### Given data:
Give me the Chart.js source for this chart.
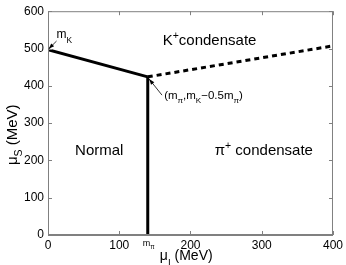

--

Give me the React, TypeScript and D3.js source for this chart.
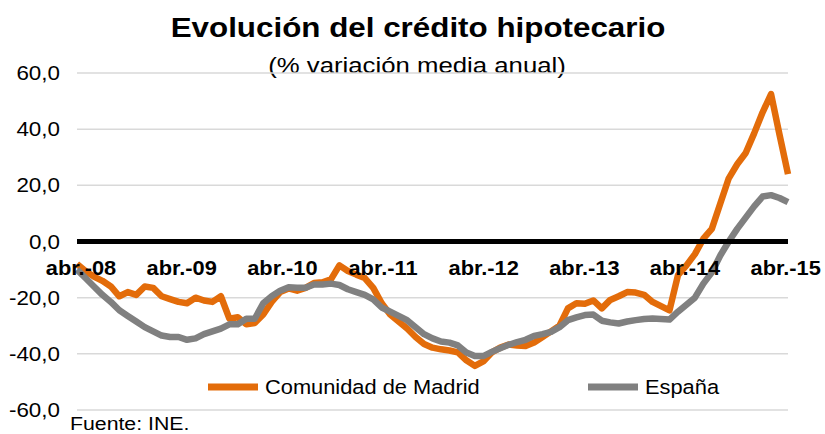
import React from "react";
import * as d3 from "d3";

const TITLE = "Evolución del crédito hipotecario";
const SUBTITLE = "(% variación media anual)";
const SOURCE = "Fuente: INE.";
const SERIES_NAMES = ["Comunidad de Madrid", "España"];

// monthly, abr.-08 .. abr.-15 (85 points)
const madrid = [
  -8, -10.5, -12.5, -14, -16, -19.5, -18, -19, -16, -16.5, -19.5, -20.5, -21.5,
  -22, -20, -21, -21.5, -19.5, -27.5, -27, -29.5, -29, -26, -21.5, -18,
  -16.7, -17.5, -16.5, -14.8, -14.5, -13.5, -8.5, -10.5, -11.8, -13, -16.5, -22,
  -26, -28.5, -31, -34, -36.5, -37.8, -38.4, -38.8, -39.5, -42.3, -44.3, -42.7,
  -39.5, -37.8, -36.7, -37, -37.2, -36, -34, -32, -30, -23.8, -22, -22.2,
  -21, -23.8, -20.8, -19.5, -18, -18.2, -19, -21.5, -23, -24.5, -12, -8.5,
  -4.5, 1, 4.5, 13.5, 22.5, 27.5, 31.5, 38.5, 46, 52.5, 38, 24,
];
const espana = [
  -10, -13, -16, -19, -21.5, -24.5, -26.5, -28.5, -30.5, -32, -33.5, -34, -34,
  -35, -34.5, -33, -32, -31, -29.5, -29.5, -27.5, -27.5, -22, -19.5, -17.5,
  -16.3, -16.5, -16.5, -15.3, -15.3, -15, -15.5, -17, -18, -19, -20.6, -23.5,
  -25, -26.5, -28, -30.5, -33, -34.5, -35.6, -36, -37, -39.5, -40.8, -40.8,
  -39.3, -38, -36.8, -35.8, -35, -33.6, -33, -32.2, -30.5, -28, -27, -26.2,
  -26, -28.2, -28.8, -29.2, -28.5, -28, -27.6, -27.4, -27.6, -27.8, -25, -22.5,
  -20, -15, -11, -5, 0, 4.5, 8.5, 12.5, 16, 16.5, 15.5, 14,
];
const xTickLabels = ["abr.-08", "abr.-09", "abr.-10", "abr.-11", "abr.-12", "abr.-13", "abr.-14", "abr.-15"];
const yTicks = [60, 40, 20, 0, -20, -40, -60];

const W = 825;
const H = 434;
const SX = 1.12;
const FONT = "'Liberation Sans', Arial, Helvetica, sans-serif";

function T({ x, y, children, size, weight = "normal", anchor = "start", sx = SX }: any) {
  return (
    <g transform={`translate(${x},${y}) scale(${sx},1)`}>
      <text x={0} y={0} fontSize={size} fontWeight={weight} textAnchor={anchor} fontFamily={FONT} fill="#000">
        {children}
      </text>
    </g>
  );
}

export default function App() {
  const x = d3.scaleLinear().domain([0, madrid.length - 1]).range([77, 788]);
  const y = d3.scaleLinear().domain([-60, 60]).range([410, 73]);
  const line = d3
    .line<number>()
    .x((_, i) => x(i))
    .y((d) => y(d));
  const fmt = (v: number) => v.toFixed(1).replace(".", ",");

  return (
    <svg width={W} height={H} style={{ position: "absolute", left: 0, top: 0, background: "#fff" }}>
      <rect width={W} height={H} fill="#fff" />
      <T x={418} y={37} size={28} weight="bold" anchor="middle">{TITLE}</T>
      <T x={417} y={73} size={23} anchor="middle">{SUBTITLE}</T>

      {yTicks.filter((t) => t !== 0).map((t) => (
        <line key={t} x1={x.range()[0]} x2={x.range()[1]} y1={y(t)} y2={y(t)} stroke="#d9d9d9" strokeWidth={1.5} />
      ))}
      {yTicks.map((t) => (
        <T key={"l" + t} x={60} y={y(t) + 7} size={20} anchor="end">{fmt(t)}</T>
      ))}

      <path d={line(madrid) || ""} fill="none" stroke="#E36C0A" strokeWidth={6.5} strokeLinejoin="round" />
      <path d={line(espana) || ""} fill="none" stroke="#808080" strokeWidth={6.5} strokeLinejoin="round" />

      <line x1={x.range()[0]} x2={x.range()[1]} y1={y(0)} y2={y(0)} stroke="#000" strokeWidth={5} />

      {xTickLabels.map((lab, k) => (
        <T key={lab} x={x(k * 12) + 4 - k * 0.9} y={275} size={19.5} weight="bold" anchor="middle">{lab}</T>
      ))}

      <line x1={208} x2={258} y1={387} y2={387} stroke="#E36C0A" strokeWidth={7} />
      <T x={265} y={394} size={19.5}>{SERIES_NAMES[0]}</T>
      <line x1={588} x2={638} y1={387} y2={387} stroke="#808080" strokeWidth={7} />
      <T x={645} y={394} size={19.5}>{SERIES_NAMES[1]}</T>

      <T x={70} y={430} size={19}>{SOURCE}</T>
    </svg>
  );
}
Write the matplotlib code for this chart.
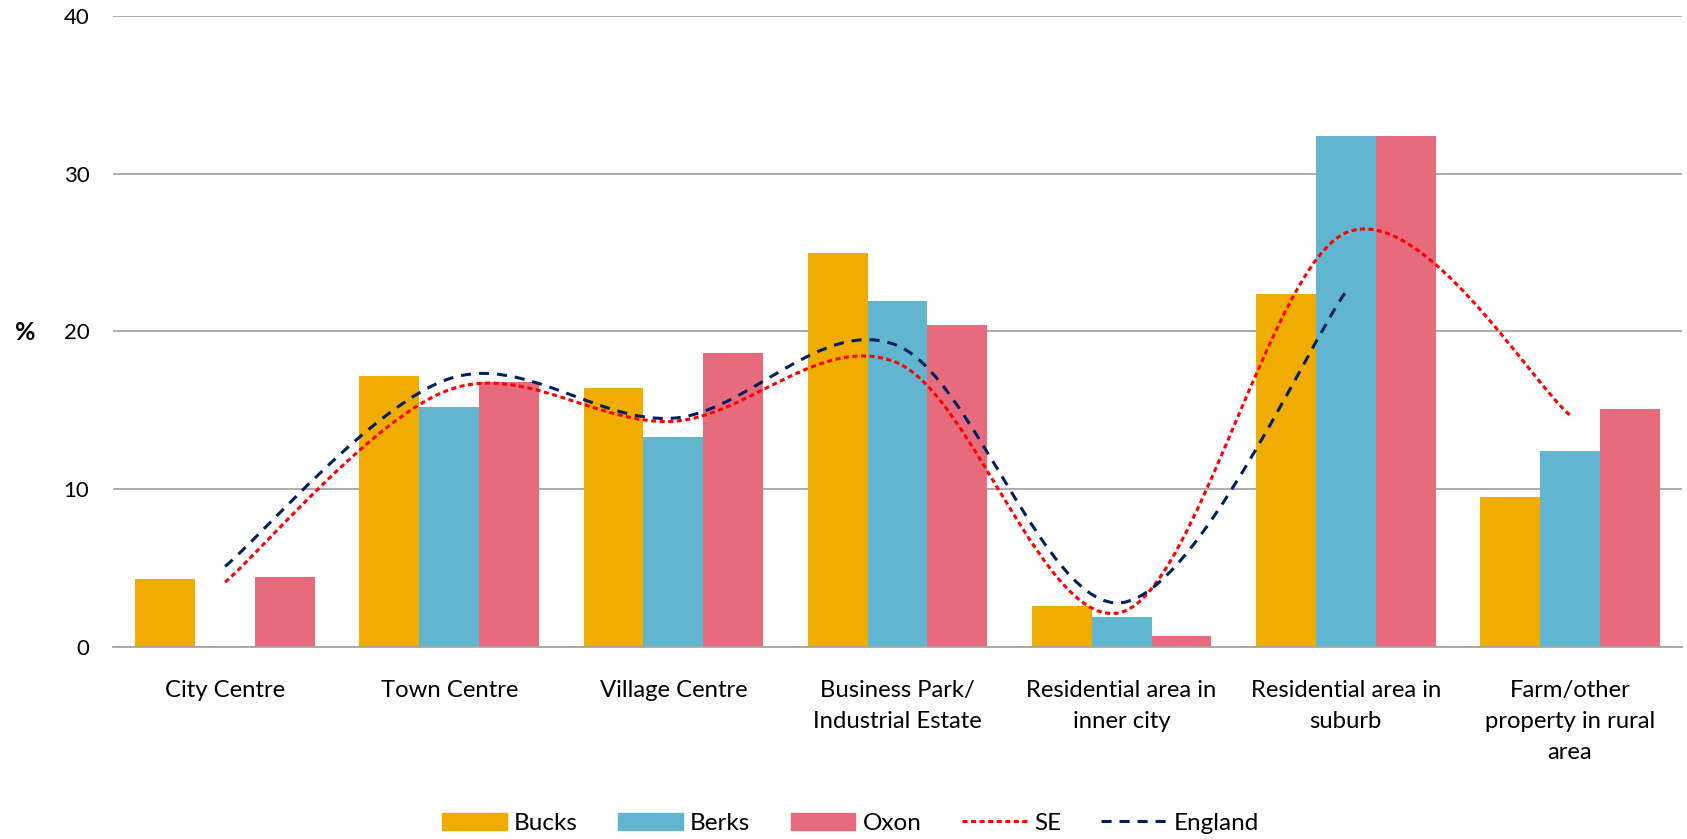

### What you will do:
From the entries above, copy exactly the lines starting at the one with "Give me the React, TypeScript" and stopping at the one with "const yTicks = [60, 40, 20, 0, -20, -40, -60];", keeping both ends. Drop the pictures.

### Result of this exercise:
Give me the React, TypeScript and D3.js source for this chart.
import React from "react";
import * as d3 from "d3";

const TITLE = "Evolución del crédito hipotecario";
const SUBTITLE = "(% variación media anual)";
const SOURCE = "Fuente: INE.";
const SERIES_NAMES = ["Comunidad de Madrid", "España"];

// monthly, abr.-08 .. abr.-15 (85 points)
const madrid = [
  -8, -10.5, -12.5, -14, -16, -19.5, -18, -19, -16, -16.5, -19.5, -20.5, -21.5,
  -22, -20, -21, -21.5, -19.5, -27.5, -27, -29.5, -29, -26, -21.5, -18,
  -16.7, -17.5, -16.5, -14.8, -14.5, -13.5, -8.5, -10.5, -11.8, -13, -16.5, -22,
  -26, -28.5, -31, -34, -36.5, -37.8, -38.4, -38.8, -39.5, -42.3, -44.3, -42.7,
  -39.5, -37.8, -36.7, -37, -37.2, -36, -34, -32, -30, -23.8, -22, -22.2,
  -21, -23.8, -20.8, -19.5, -18, -18.2, -19, -21.5, -23, -24.5, -12, -8.5,
  -4.5, 1, 4.5, 13.5, 22.5, 27.5, 31.5, 38.5, 46, 52.5, 38, 24,
];
const espana = [
  -10, -13, -16, -19, -21.5, -24.5, -26.5, -28.5, -30.5, -32, -33.5, -34, -34,
  -35, -34.5, -33, -32, -31, -29.5, -29.5, -27.5, -27.5, -22, -19.5, -17.5,
  -16.3, -16.5, -16.5, -15.3, -15.3, -15, -15.5, -17, -18, -19, -20.6, -23.5,
  -25, -26.5, -28, -30.5, -33, -34.5, -35.6, -36, -37, -39.5, -40.8, -40.8,
  -39.3, -38, -36.8, -35.8, -35, -33.6, -33, -32.2, -30.5, -28, -27, -26.2,
  -26, -28.2, -28.8, -29.2, -28.5, -28, -27.6, -27.4, -27.6, -27.8, -25, -22.5,
  -20, -15, -11, -5, 0, 4.5, 8.5, 12.5, 16, 16.5, 15.5, 14,
];
const xTickLabels = ["abr.-08", "abr.-09", "abr.-10", "abr.-11", "abr.-12", "abr.-13", "abr.-14", "abr.-15"];
const yTicks = [60, 40, 20, 0, -20, -40, -60];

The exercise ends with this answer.